The one-year statute of limitations on Port of Louisville's civil conspiracy and defamation claims against Bouvette has expired. K.R.S. 413.140(c), (d). Port of Louisville argues that the individual-capacity claims in the amended complaint are not barred because Bouvette had notice of them from the beginning of the litigation and because they relate back under Rule 15. [DE 76 at 588]. Bouvette argues that the amended complaint does not meet the standard to relate back for the changing of a party under Rule 15(c)(1)(C). [DE 69 at 561].
The threshold question in this case is which subsection of Rule 15(c) applies to the proposed amendment. In Brown v. Shaner, the Sixth Circuit pointed out that the three parts of Rule 15 are joined by “or” not “and.” 172 F.3d 927, 932 (6th Cir. 1999). Shaner presented facts similar to this case, as the plaintiff moved to amend their complaint to include an individualcapacity claim against an existing defendant. Id. at 929. The Shaner court “indicated, without deciding, that naming a defendant in their individual capacity in an amended complaint, when they have already been named in the original complaint, does not necessarily constitute a change in parties, thus requiring compliance with subsection (1)(C).” Penman v. Correct Care Sols., No. 5:18-CV-58-TBR, 2018 WL 6242132, at *3 (W.D. Ky. Nov. 28, 2018) (citing Brown v. Shaner, 172 F.3d at 932). The court thus left open the possibility that an amended complaint naming a defendant in their individual capacity could relate back by complying with subsection (1)(B) instead of (1)(C). This Court adopted Shaner's reasoning in Pennman v. Correct Care Solutions. No. 5:18-CV-58-TBR, 2018 WL 6242132, at *3.

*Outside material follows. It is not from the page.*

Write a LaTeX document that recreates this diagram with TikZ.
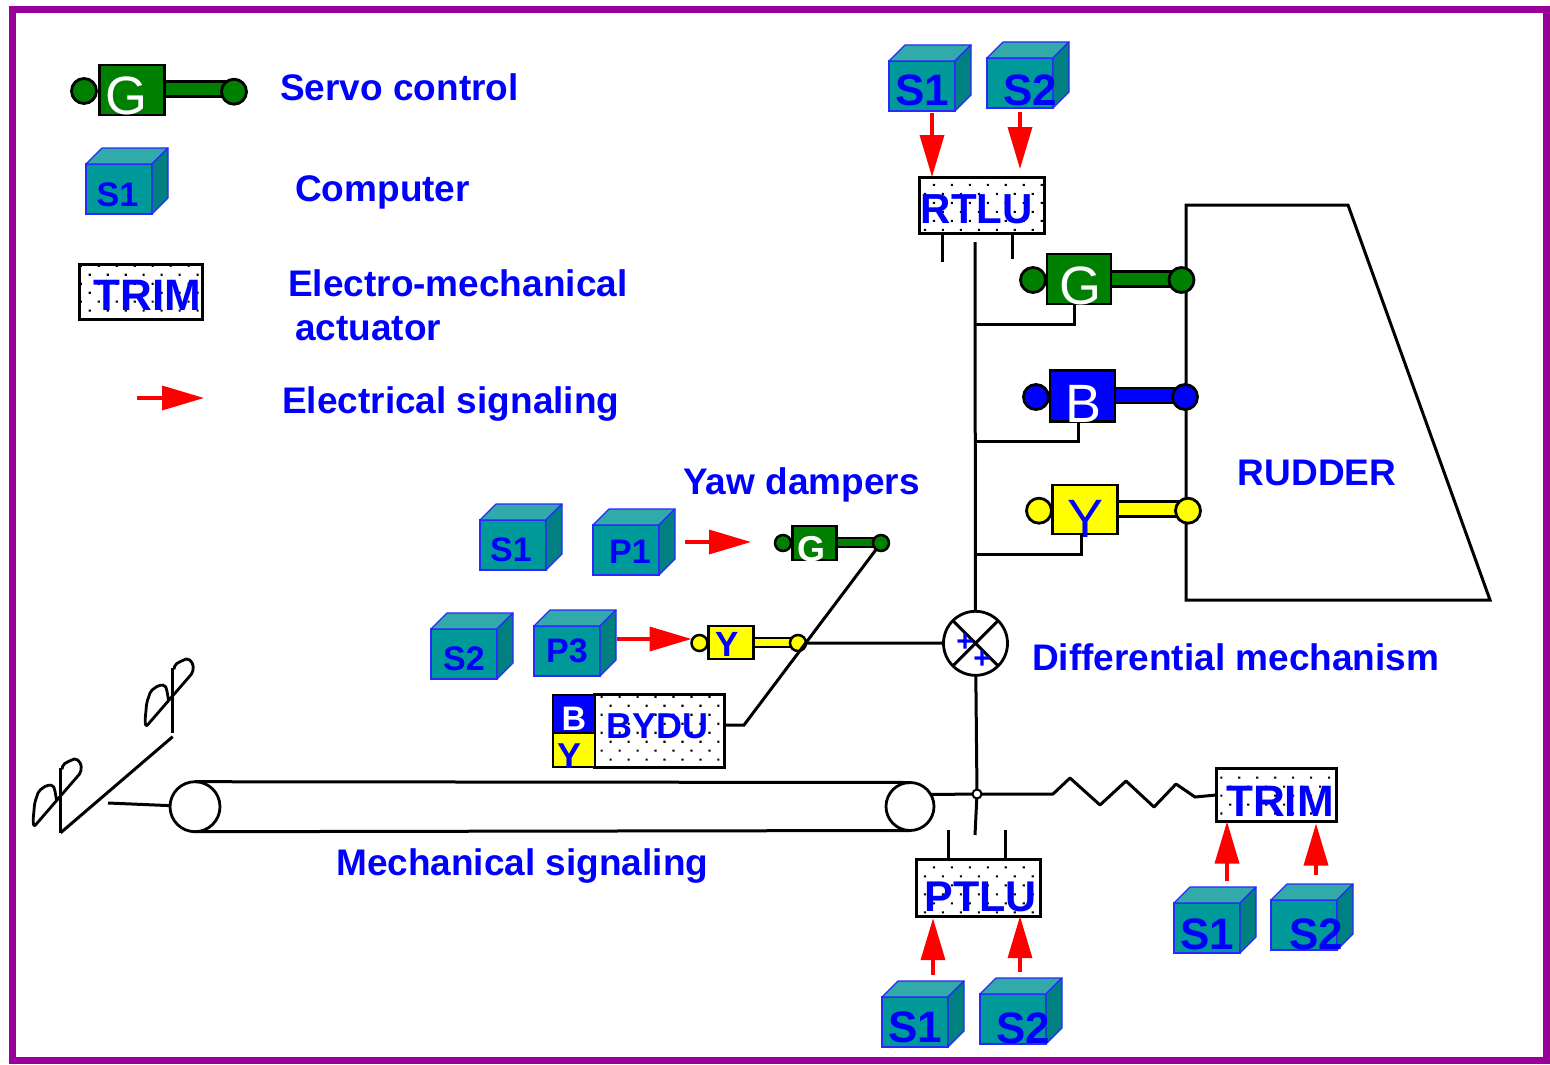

The amended complaint in this case “arose out of the conduct, transaction, or occurrence set out--or attempted to be set out-in the original pleading.” Fed.R.Civ.P. 15(c)(1)(B). The claims, as in Pennman and Shaner, are identical to those raised against the defendants in their official capacities in the original complaint. [DE 69-3]. The factual basis for the claims remains, and Port of Louisville did not allege any additional facts. [DE 76 at 584]. Under the less stringent (c)(1)(B) standard, Port of Louisville need not show the notice required under (c)(1)(C). Even if the Court were to apply the more stringent standard, Bouvette received notice of the individual-capacity claim during the course of the proceedings, as explained above.
III. CONCLUSION
For these reasons, IT IS ORDERED that:
1) Plaintiff's motion to amend [DE 69] is GRANTED.
2) Defendant's motion to dismiss [DE 68] is DENIED.